>> BEGIN RAW DATA
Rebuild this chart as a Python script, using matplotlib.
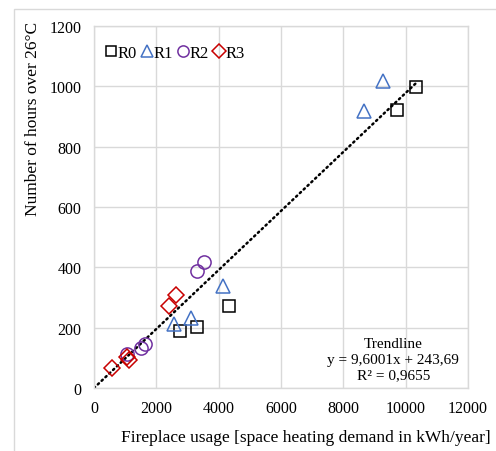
import numpy as np
import matplotlib
matplotlib.use("Agg")
import matplotlib.pyplot as plt
from matplotlib.patches import Rectangle

plt.rcParams['font.family'] = ['Liberation Serif', 'DejaVu Serif']

# data
r0_x = [2760, 3290, 4320, 9710, 10330]
r0_y = [188, 201, 271, 922, 999]
r1_x = [2570, 3120, 4130, 8670, 9280]
r1_y = [212, 231, 337, 919, 1019]
r2_x = [1070, 1500, 1650, 3310, 3530]
r2_y = [113, 133, 145, 388, 417]
r3_x = [590, 1050, 1130, 2420, 2630]
r3_y = [66, 102, 93, 271, 308]

series = ['R0', 'R1', 'R2', 'R3']
markers = ['s', '^', 'o', 'D']
colors = ['black', '#4472C4', '#7030A0', '#C80000']
msizes = [8, 10, 9.5, 8.5]
xticks = [0, 2000, 4000, 6000, 8000, 10000, 12000]
yticks = [0, 200, 400, 600, 800, 1000, 1200]
trend_text = "Trendline\ny = 9,6001x + 243,69\nR² = 0,9655"

fig = plt.figure(figsize=(4.96, 4.52), dpi=100)
fig.patches.append(Rectangle((14/496, -0.1), 1.2, 1 - 10/452 + 0.1, transform=fig.transFigure,
                             fill=False, edgecolor='#d9d9d9', linewidth=1))
ax = fig.add_axes([94/496, 1 - 389/452, 374/496, 362/452])

xs = [r0_x, r1_x, r2_x, r3_x]
ys = [r0_y, r1_y, r2_y, r3_y]
for x, y, m, c, s, name in zip(xs, ys, markers, colors, msizes, series):
    ax.plot(x, y, linestyle='none', marker=m, markersize=s, markerfacecolor='none',
            markeredgecolor=c, markeredgewidth=1.1, label=name, zorder=3)

# trend line through origin
allx = np.concatenate([np.array(v, float) for v in xs])
ally = np.concatenate([np.array(v, float) for v in ys])
k = (allx * ally).sum() / (allx ** 2).sum()
tx = np.array([0, allx.max()])
ax.plot(tx, k * tx, color='black', linewidth=1.8, linestyle=(0, (0.6, 1.5)),
        dash_capstyle='round', zorder=2)

ax.set_xlim(0, 12000)
ax.set_ylim(0, 1200)
ax.set_xticks(xticks)
ax.set_yticks(yticks)
ax.grid(True, color='#d9d9d9', linewidth=1)
ax.set_axisbelow(True)
for sp in ax.spines.values():
    sp.set_color('#d9d9d9')
    sp.set_linewidth(1)
ax.tick_params(length=0, labelsize=11.5, pad=9)
ax.tick_params(axis='x', pad=9)

ax.text(9600, 96, trend_text, ha='center', va='center', fontsize=11, linespacing=1.3)

leg = ax.legend(loc='upper left', bbox_to_anchor=(0.0, 0.98), ncol=4, frameon=False,
                handlelength=0.6, handletextpad=0.1, columnspacing=0.3, fontsize=12,
                borderaxespad=0.3, markerscale=0.85)

fig.text(306/496, 1 - 438/452, "Fireplace usage [space heating demand in kWh/year]",
         ha='center', va='center', fontsize=12.5)
fig.text(33/496, 1 - 119/452, "Number of hours over 26°C", ha='center', va='center',
         rotation=90, fontsize=12.5)

fig.savefig('out.png', dpi=100)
>> END RAW DATA
» WORK TO COMPLETE
Each line of the material must be retyped exactly, except that images are omitted.

» OUTPUT OF THE TASK
Rebuild this chart as a Python script, using matplotlib.
import numpy as np
import matplotlib
matplotlib.use("Agg")
import matplotlib.pyplot as plt
from matplotlib.patches import Rectangle

plt.rcParams['font.family'] = ['Liberation Serif', 'DejaVu Serif']

# data
r0_x = [2760, 3290, 4320, 9710, 10330]
r0_y = [188, 201, 271, 922, 999]
r1_x = [2570, 3120, 4130, 8670, 9280]
r1_y = [212, 231, 337, 919, 1019]
r2_x = [1070, 1500, 1650, 3310, 3530]
r2_y = [113, 133, 145, 388, 417]
r3_x = [590, 1050, 1130, 2420, 2630]
r3_y = [66, 102, 93, 271, 308]

series = ['R0', 'R1', 'R2', 'R3']
markers = ['s', '^', 'o', 'D']
colors = ['black', '#4472C4', '#7030A0', '#C80000']
msizes = [8, 10, 9.5, 8.5]
xticks = [0, 2000, 4000, 6000, 8000, 10000, 12000]
yticks = [0, 200, 400, 600, 800, 1000, 1200]
trend_text = "Trendline\ny = 9,6001x + 243,69\nR² = 0,9655"

fig = plt.figure(figsize=(4.96, 4.52), dpi=100)
fig.patches.append(Rectangle((14/496, -0.1), 1.2, 1 - 10/452 + 0.1, transform=fig.transFigure,
                             fill=False, edgecolor='#d9d9d9', linewidth=1))
ax = fig.add_axes([94/496, 1 - 389/452, 374/496, 362/452])

xs = [r0_x, r1_x, r2_x, r3_x]
ys = [r0_y, r1_y, r2_y, r3_y]
for x, y, m, c, s, name in zip(xs, ys, markers, colors, msizes, series):
    ax.plot(x, y, linestyle='none', marker=m, markersize=s, markerfacecolor='none',
            markeredgecolor=c, markeredgewidth=1.1, label=name, zorder=3)

# trend line through origin
allx = np.concatenate([np.array(v, float) for v in xs])
ally = np.concatenate([np.array(v, float) for v in ys])
k = (allx * ally).sum() / (allx ** 2).sum()
tx = np.array([0, allx.max()])
ax.plot(tx, k * tx, color='black', linewidth=1.8, linestyle=(0, (0.6, 1.5)),
        dash_capstyle='round', zorder=2)

ax.set_xlim(0, 12000)
ax.set_ylim(0, 1200)
ax.set_xticks(xticks)
ax.set_yticks(yticks)
ax.grid(True, color='#d9d9d9', linewidth=1)
ax.set_axisbelow(True)
for sp in ax.spines.values():
    sp.set_color('#d9d9d9')
    sp.set_linewidth(1)
ax.tick_params(length=0, labelsize=11.5, pad=9)
ax.tick_params(axis='x', pad=9)

ax.text(9600, 96, trend_text, ha='center', va='center', fontsize=11, linespacing=1.3)

leg = ax.legend(loc='upper left', bbox_to_anchor=(0.0, 0.98), ncol=4, frameon=False,
                handlelength=0.6, handletextpad=0.1, columnspacing=0.3, fontsize=12,
                borderaxespad=0.3, markerscale=0.85)

fig.text(306/496, 1 - 438/452, "Fireplace usage [space heating demand in kWh/year]",
         ha='center', va='center', fontsize=12.5)
fig.text(33/496, 1 - 119/452, "Number of hours over 26°C", ha='center', va='center',
         rotation=90, fontsize=12.5)

fig.savefig('out.png', dpi=100)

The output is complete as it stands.